(SOURCE MATERIAL)
........
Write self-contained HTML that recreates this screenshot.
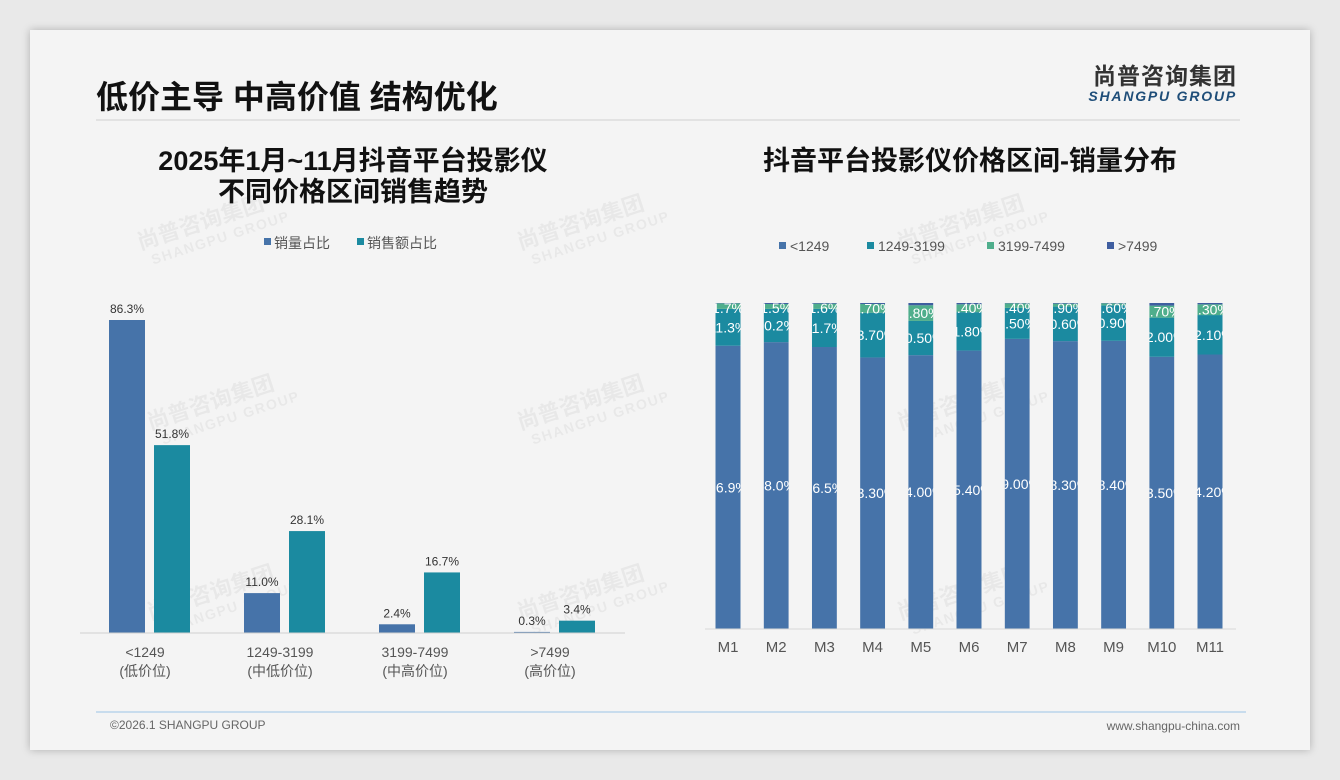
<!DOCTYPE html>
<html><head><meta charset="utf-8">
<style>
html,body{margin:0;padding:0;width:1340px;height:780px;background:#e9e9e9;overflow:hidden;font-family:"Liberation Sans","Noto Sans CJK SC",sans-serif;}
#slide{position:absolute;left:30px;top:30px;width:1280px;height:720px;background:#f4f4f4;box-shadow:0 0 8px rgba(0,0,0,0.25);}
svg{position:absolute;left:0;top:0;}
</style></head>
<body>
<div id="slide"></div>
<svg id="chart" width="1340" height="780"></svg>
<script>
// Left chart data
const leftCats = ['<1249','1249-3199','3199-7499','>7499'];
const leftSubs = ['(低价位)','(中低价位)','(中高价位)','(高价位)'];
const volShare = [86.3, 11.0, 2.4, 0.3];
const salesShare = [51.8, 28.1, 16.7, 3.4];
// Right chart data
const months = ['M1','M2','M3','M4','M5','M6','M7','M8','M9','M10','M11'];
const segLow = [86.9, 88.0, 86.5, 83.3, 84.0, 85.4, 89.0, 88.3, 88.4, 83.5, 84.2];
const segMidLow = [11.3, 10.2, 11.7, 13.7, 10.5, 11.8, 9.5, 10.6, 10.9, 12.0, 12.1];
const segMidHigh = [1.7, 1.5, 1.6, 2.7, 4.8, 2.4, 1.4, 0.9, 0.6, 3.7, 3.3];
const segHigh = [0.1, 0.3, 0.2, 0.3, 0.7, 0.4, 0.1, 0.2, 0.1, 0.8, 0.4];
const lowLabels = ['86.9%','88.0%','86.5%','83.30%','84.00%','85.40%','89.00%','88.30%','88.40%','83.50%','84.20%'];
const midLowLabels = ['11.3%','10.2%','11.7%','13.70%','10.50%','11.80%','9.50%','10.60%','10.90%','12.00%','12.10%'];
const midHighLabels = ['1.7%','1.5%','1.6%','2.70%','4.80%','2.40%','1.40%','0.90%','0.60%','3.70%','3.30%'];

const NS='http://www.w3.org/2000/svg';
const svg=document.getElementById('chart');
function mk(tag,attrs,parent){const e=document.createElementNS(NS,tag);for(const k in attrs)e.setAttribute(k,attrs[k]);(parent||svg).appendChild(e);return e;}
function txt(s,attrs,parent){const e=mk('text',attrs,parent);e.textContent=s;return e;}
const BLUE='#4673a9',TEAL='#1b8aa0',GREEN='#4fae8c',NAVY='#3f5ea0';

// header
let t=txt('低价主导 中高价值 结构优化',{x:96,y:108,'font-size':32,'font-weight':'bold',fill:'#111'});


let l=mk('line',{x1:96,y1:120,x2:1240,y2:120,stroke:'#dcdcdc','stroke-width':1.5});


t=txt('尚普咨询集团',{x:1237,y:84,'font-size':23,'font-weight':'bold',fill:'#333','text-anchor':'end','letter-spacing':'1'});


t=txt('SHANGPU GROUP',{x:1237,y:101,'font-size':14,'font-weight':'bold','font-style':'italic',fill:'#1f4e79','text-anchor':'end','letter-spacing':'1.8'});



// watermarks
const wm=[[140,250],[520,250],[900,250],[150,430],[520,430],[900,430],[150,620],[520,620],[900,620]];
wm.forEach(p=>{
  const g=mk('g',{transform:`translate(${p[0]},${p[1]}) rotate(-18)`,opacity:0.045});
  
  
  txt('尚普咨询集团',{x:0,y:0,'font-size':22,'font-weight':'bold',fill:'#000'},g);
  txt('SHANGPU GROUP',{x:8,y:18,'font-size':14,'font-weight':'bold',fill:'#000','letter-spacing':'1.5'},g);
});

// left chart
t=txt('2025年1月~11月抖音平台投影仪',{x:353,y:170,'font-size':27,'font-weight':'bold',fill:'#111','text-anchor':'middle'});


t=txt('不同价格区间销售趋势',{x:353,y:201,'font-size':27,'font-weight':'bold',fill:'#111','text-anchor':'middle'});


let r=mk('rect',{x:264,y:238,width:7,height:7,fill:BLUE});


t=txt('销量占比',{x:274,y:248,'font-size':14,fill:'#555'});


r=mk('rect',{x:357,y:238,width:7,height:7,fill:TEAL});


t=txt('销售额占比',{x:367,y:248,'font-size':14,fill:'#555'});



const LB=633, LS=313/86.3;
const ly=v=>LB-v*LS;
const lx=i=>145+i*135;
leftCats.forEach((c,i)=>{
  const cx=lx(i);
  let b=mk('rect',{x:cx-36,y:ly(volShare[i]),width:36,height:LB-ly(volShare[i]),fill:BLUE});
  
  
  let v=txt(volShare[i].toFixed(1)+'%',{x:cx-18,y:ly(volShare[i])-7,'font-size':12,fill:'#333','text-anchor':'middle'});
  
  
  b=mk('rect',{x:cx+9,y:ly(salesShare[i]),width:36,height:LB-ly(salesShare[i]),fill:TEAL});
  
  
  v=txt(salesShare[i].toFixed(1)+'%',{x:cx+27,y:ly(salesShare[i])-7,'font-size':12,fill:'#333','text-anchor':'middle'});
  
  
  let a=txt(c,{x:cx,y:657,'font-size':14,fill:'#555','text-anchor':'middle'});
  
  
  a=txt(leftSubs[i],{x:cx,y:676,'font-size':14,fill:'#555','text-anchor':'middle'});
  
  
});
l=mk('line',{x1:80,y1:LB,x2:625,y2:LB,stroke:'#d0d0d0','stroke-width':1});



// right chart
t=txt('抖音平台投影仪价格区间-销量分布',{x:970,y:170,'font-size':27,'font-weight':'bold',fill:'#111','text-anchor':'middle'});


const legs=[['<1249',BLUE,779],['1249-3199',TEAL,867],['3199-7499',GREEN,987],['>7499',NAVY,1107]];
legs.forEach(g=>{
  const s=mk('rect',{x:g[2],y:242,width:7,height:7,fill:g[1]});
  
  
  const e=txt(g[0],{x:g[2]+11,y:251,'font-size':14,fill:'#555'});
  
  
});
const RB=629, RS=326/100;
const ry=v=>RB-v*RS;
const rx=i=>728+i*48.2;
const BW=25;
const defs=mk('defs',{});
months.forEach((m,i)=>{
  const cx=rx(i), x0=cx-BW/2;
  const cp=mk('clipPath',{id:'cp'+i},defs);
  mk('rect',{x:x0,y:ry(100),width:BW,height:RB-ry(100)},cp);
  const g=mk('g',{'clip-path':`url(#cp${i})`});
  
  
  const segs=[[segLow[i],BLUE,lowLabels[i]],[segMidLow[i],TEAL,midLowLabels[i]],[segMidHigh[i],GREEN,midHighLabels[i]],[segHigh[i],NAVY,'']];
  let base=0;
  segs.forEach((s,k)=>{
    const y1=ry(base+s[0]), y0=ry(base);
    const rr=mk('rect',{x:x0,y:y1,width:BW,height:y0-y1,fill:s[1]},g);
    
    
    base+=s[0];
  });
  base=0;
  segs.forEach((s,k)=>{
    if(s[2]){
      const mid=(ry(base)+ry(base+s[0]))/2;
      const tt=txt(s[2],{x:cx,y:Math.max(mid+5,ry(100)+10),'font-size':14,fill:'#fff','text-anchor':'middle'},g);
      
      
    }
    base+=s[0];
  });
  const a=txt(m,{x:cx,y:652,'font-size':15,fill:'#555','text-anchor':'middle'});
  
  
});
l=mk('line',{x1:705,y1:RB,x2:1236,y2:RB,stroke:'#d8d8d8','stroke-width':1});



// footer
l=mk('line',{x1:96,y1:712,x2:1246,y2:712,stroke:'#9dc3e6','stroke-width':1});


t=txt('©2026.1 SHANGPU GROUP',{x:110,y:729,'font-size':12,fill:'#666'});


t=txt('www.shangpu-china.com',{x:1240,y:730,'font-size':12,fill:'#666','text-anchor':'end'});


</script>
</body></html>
........
(JOB) Leaving the pictures aside, transcribe the entire listing exactly.

(REPLY)
Write self-contained HTML that recreates this screenshot.
<!DOCTYPE html>
<html><head><meta charset="utf-8">
<style>
html,body{margin:0;padding:0;width:1340px;height:780px;background:#e9e9e9;overflow:hidden;font-family:"Liberation Sans","Noto Sans CJK SC",sans-serif;}
#slide{position:absolute;left:30px;top:30px;width:1280px;height:720px;background:#f4f4f4;box-shadow:0 0 8px rgba(0,0,0,0.25);}
svg{position:absolute;left:0;top:0;}
</style></head>
<body>
<div id="slide"></div>
<svg id="chart" width="1340" height="780"></svg>
<script>
// Left chart data
const leftCats = ['<1249','1249-3199','3199-7499','>7499'];
const leftSubs = ['(低价位)','(中低价位)','(中高价位)','(高价位)'];
const volShare = [86.3, 11.0, 2.4, 0.3];
const salesShare = [51.8, 28.1, 16.7, 3.4];
// Right chart data
const months = ['M1','M2','M3','M4','M5','M6','M7','M8','M9','M10','M11'];
const segLow = [86.9, 88.0, 86.5, 83.3, 84.0, 85.4, 89.0, 88.3, 88.4, 83.5, 84.2];
const segMidLow = [11.3, 10.2, 11.7, 13.7, 10.5, 11.8, 9.5, 10.6, 10.9, 12.0, 12.1];
const segMidHigh = [1.7, 1.5, 1.6, 2.7, 4.8, 2.4, 1.4, 0.9, 0.6, 3.7, 3.3];
const segHigh = [0.1, 0.3, 0.2, 0.3, 0.7, 0.4, 0.1, 0.2, 0.1, 0.8, 0.4];
const lowLabels = ['86.9%','88.0%','86.5%','83.30%','84.00%','85.40%','89.00%','88.30%','88.40%','83.50%','84.20%'];
const midLowLabels = ['11.3%','10.2%','11.7%','13.70%','10.50%','11.80%','9.50%','10.60%','10.90%','12.00%','12.10%'];
const midHighLabels = ['1.7%','1.5%','1.6%','2.70%','4.80%','2.40%','1.40%','0.90%','0.60%','3.70%','3.30%'];

const NS='http://www.w3.org/2000/svg';
const svg=document.getElementById('chart');
function mk(tag,attrs,parent){const e=document.createElementNS(NS,tag);for(const k in attrs)e.setAttribute(k,attrs[k]);(parent||svg).appendChild(e);return e;}
function txt(s,attrs,parent){const e=mk('text',attrs,parent);e.textContent=s;return e;}
const BLUE='#4673a9',TEAL='#1b8aa0',GREEN='#4fae8c',NAVY='#3f5ea0';

// header
let t=txt('低价主导 中高价值 结构优化',{x:96,y:108,'font-size':32,'font-weight':'bold',fill:'#111'});


let l=mk('line',{x1:96,y1:120,x2:1240,y2:120,stroke:'#dcdcdc','stroke-width':1.5});


t=txt('尚普咨询集团',{x:1237,y:84,'font-size':23,'font-weight':'bold',fill:'#333','text-anchor':'end','letter-spacing':'1'});


t=txt('SHANGPU GROUP',{x:1237,y:101,'font-size':14,'font-weight':'bold','font-style':'italic',fill:'#1f4e79','text-anchor':'end','letter-spacing':'1.8'});



// watermarks
const wm=[[140,250],[520,250],[900,250],[150,430],[520,430],[900,430],[150,620],[520,620],[900,620]];
wm.forEach(p=>{
  const g=mk('g',{transform:`translate(${p[0]},${p[1]}) rotate(-18)`,opacity:0.045});
  
  
  txt('尚普咨询集团',{x:0,y:0,'font-size':22,'font-weight':'bold',fill:'#000'},g);
  txt('SHANGPU GROUP',{x:8,y:18,'font-size':14,'font-weight':'bold',fill:'#000','letter-spacing':'1.5'},g);
});

// left chart
t=txt('2025年1月~11月抖音平台投影仪',{x:353,y:170,'font-size':27,'font-weight':'bold',fill:'#111','text-anchor':'middle'});


t=txt('不同价格区间销售趋势',{x:353,y:201,'font-size':27,'font-weight':'bold',fill:'#111','text-anchor':'middle'});


let r=mk('rect',{x:264,y:238,width:7,height:7,fill:BLUE});


t=txt('销量占比',{x:274,y:248,'font-size':14,fill:'#555'});


r=mk('rect',{x:357,y:238,width:7,height:7,fill:TEAL});


t=txt('销售额占比',{x:367,y:248,'font-size':14,fill:'#555'});



const LB=633, LS=313/86.3;
const ly=v=>LB-v*LS;
const lx=i=>145+i*135;
leftCats.forEach((c,i)=>{
  const cx=lx(i);
  let b=mk('rect',{x:cx-36,y:ly(volShare[i]),width:36,height:LB-ly(volShare[i]),fill:BLUE});
  
  
  let v=txt(volShare[i].toFixed(1)+'%',{x:cx-18,y:ly(volShare[i])-7,'font-size':12,fill:'#333','text-anchor':'middle'});
  
  
  b=mk('rect',{x:cx+9,y:ly(salesShare[i]),width:36,height:LB-ly(salesShare[i]),fill:TEAL});
  
  
  v=txt(salesShare[i].toFixed(1)+'%',{x:cx+27,y:ly(salesShare[i])-7,'font-size':12,fill:'#333','text-anchor':'middle'});
  
  
  let a=txt(c,{x:cx,y:657,'font-size':14,fill:'#555','text-anchor':'middle'});
  
  
  a=txt(leftSubs[i],{x:cx,y:676,'font-size':14,fill:'#555','text-anchor':'middle'});
  
  
});
l=mk('line',{x1:80,y1:LB,x2:625,y2:LB,stroke:'#d0d0d0','stroke-width':1});



// right chart
t=txt('抖音平台投影仪价格区间-销量分布',{x:970,y:170,'font-size':27,'font-weight':'bold',fill:'#111','text-anchor':'middle'});


const legs=[['<1249',BLUE,779],['1249-3199',TEAL,867],['3199-7499',GREEN,987],['>7499',NAVY,1107]];
legs.forEach(g=>{
  const s=mk('rect',{x:g[2],y:242,width:7,height:7,fill:g[1]});
  
  
  const e=txt(g[0],{x:g[2]+11,y:251,'font-size':14,fill:'#555'});
  
  
});
const RB=629, RS=326/100;
const ry=v=>RB-v*RS;
const rx=i=>728+i*48.2;
const BW=25;
const defs=mk('defs',{});
months.forEach((m,i)=>{
  const cx=rx(i), x0=cx-BW/2;
  const cp=mk('clipPath',{id:'cp'+i},defs);
  mk('rect',{x:x0,y:ry(100),width:BW,height:RB-ry(100)},cp);
  const g=mk('g',{'clip-path':`url(#cp${i})`});
  
  
  const segs=[[segLow[i],BLUE,lowLabels[i]],[segMidLow[i],TEAL,midLowLabels[i]],[segMidHigh[i],GREEN,midHighLabels[i]],[segHigh[i],NAVY,'']];
  let base=0;
  segs.forEach((s,k)=>{
    const y1=ry(base+s[0]), y0=ry(base);
    const rr=mk('rect',{x:x0,y:y1,width:BW,height:y0-y1,fill:s[1]},g);
    
    
    base+=s[0];
  });
  base=0;
  segs.forEach((s,k)=>{
    if(s[2]){
      const mid=(ry(base)+ry(base+s[0]))/2;
      const tt=txt(s[2],{x:cx,y:Math.max(mid+5,ry(100)+10),'font-size':14,fill:'#fff','text-anchor':'middle'},g);
      
      
    }
    base+=s[0];
  });
  const a=txt(m,{x:cx,y:652,'font-size':15,fill:'#555','text-anchor':'middle'});
  
  
});
l=mk('line',{x1:705,y1:RB,x2:1236,y2:RB,stroke:'#d8d8d8','stroke-width':1});



// footer
l=mk('line',{x1:96,y1:712,x2:1246,y2:712,stroke:'#9dc3e6','stroke-width':1});


t=txt('©2026.1 SHANGPU GROUP',{x:110,y:729,'font-size':12,fill:'#666'});


t=txt('www.shangpu-china.com',{x:1240,y:730,'font-size':12,fill:'#666','text-anchor':'end'});


</script>
</body></html>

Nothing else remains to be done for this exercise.